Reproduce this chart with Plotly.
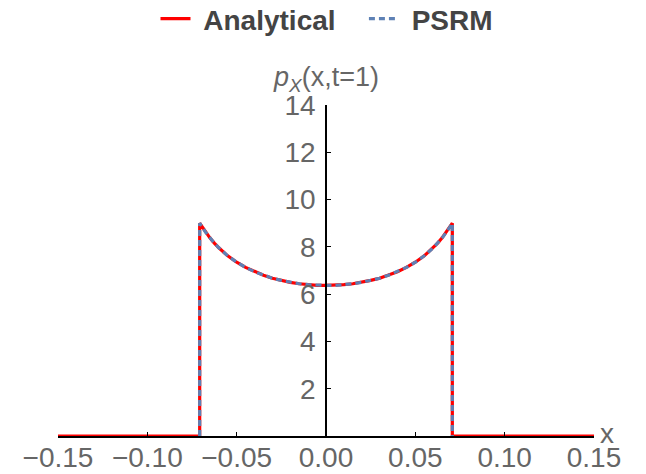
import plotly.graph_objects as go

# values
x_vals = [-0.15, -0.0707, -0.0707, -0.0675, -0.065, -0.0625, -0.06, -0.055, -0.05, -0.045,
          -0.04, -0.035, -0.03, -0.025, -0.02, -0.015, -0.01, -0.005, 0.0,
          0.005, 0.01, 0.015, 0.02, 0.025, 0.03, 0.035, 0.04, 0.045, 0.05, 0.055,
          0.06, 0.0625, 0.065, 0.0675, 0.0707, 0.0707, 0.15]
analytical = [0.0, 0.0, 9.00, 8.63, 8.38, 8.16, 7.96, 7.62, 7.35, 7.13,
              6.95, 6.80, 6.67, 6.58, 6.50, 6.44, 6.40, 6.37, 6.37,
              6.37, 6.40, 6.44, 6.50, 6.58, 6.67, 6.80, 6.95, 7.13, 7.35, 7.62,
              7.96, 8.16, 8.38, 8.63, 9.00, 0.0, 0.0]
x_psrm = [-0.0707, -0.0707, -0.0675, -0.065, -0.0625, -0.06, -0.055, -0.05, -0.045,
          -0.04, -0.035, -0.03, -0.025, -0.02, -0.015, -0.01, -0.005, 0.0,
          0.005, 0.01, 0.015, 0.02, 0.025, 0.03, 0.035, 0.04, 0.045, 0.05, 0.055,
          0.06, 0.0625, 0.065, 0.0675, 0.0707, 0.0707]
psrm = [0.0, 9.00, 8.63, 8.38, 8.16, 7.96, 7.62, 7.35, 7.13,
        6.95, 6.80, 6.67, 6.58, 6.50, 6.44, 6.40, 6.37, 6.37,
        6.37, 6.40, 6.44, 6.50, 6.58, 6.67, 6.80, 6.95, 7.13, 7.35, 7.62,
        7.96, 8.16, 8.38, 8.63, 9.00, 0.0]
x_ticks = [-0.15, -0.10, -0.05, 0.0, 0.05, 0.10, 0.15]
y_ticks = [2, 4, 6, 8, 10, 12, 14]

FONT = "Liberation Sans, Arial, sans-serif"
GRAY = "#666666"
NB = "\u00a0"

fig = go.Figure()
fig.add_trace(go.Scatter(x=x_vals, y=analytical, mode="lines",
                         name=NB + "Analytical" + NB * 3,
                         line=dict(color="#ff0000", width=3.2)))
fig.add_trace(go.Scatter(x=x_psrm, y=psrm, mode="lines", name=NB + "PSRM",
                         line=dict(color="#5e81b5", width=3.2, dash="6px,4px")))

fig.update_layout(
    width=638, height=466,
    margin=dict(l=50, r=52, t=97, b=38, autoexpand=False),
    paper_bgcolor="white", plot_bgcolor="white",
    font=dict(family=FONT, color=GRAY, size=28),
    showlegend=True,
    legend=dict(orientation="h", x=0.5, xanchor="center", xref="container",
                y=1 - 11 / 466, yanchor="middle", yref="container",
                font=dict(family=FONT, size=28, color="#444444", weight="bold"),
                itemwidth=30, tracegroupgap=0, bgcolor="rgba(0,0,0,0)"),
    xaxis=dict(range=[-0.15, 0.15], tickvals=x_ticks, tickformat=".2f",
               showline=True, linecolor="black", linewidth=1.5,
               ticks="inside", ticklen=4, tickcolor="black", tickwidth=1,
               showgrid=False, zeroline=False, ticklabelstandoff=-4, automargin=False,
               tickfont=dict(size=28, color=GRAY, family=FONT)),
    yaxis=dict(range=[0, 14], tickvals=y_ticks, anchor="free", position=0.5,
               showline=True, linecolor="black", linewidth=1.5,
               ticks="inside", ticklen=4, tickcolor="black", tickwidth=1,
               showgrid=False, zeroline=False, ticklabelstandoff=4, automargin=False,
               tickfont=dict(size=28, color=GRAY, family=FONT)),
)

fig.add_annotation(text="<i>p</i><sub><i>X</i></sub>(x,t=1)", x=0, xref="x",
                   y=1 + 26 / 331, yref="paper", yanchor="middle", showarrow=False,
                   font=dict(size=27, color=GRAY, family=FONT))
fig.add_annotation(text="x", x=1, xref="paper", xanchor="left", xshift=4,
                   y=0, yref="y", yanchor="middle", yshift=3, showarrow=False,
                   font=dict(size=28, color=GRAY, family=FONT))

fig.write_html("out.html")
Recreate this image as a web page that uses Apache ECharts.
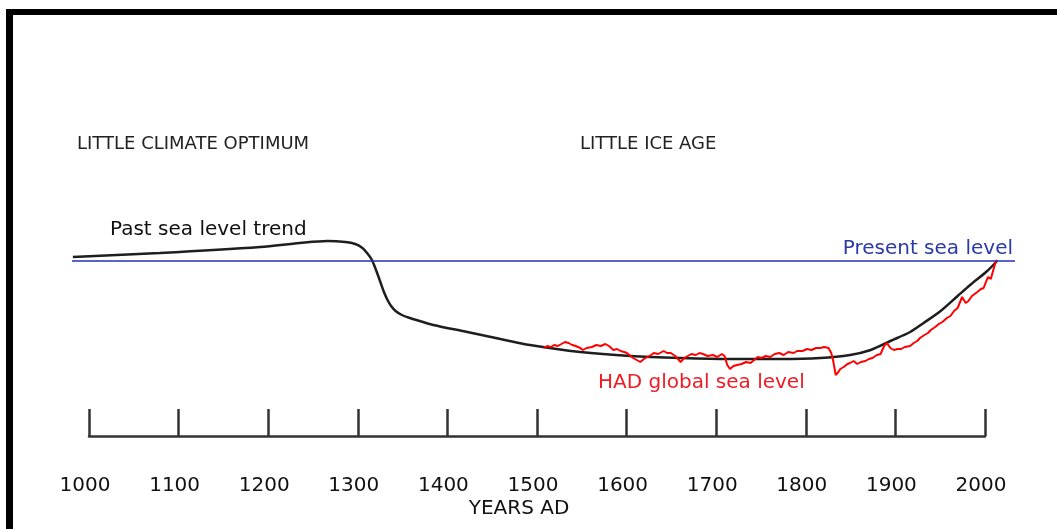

----

Written instruction
Each entry gets copied exactly; the pictures stay out.

Written solution
Reproduce this chart with Plotly.
import plotly.graph_objects as go

# values
x_vals = [-0.15, -0.0707, -0.0707, -0.0675, -0.065, -0.0625, -0.06, -0.055, -0.05, -0.045,
          -0.04, -0.035, -0.03, -0.025, -0.02, -0.015, -0.01, -0.005, 0.0,
          0.005, 0.01, 0.015, 0.02, 0.025, 0.03, 0.035, 0.04, 0.045, 0.05, 0.055,
          0.06, 0.0625, 0.065, 0.0675, 0.0707, 0.0707, 0.15]
analytical = [0.0, 0.0, 9.00, 8.63, 8.38, 8.16, 7.96, 7.62, 7.35, 7.13,
              6.95, 6.80, 6.67, 6.58, 6.50, 6.44, 6.40, 6.37, 6.37,
              6.37, 6.40, 6.44, 6.50, 6.58, 6.67, 6.80, 6.95, 7.13, 7.35, 7.62,
              7.96, 8.16, 8.38, 8.63, 9.00, 0.0, 0.0]
x_psrm = [-0.0707, -0.0707, -0.0675, -0.065, -0.0625, -0.06, -0.055, -0.05, -0.045,
          -0.04, -0.035, -0.03, -0.025, -0.02, -0.015, -0.01, -0.005, 0.0,
          0.005, 0.01, 0.015, 0.02, 0.025, 0.03, 0.035, 0.04, 0.045, 0.05, 0.055,
          0.06, 0.0625, 0.065, 0.0675, 0.0707, 0.0707]
psrm = [0.0, 9.00, 8.63, 8.38, 8.16, 7.96, 7.62, 7.35, 7.13,
        6.95, 6.80, 6.67, 6.58, 6.50, 6.44, 6.40, 6.37, 6.37,
        6.37, 6.40, 6.44, 6.50, 6.58, 6.67, 6.80, 6.95, 7.13, 7.35, 7.62,
        7.96, 8.16, 8.38, 8.63, 9.00, 0.0]
x_ticks = [-0.15, -0.10, -0.05, 0.0, 0.05, 0.10, 0.15]
y_ticks = [2, 4, 6, 8, 10, 12, 14]

FONT = "Liberation Sans, Arial, sans-serif"
GRAY = "#666666"
NB = "\u00a0"

fig = go.Figure()
fig.add_trace(go.Scatter(x=x_vals, y=analytical, mode="lines",
                         name=NB + "Analytical" + NB * 3,
                         line=dict(color="#ff0000", width=3.2)))
fig.add_trace(go.Scatter(x=x_psrm, y=psrm, mode="lines", name=NB + "PSRM",
                         line=dict(color="#5e81b5", width=3.2, dash="6px,4px")))

fig.update_layout(
    width=638, height=466,
    margin=dict(l=50, r=52, t=97, b=38, autoexpand=False),
    paper_bgcolor="white", plot_bgcolor="white",
    font=dict(family=FONT, color=GRAY, size=28),
    showlegend=True,
    legend=dict(orientation="h", x=0.5, xanchor="center", xref="container",
                y=1 - 11 / 466, yanchor="middle", yref="container",
                font=dict(family=FONT, size=28, color="#444444", weight="bold"),
                itemwidth=30, tracegroupgap=0, bgcolor="rgba(0,0,0,0)"),
    xaxis=dict(range=[-0.15, 0.15], tickvals=x_ticks, tickformat=".2f",
               showline=True, linecolor="black", linewidth=1.5,
               ticks="inside", ticklen=4, tickcolor="black", tickwidth=1,
               showgrid=False, zeroline=False, ticklabelstandoff=-4, automargin=False,
               tickfont=dict(size=28, color=GRAY, family=FONT)),
    yaxis=dict(range=[0, 14], tickvals=y_ticks, anchor="free", position=0.5,
               showline=True, linecolor="black", linewidth=1.5,
               ticks="inside", ticklen=4, tickcolor="black", tickwidth=1,
               showgrid=False, zeroline=False, ticklabelstandoff=4, automargin=False,
               tickfont=dict(size=28, color=GRAY, family=FONT)),
)

fig.add_annotation(text="<i>p</i><sub><i>X</i></sub>(x,t=1)", x=0, xref="x",
                   y=1 + 26 / 331, yref="paper", yanchor="middle", showarrow=False,
                   font=dict(size=27, color=GRAY, family=FONT))
fig.add_annotation(text="x", x=1, xref="paper", xanchor="left", xshift=4,
                   y=0, yref="y", yanchor="middle", yshift=3, showarrow=False,
                   font=dict(size=28, color=GRAY, family=FONT))

fig.write_html("out.html")
Recreate this image as a web page that uses Apache ECharts.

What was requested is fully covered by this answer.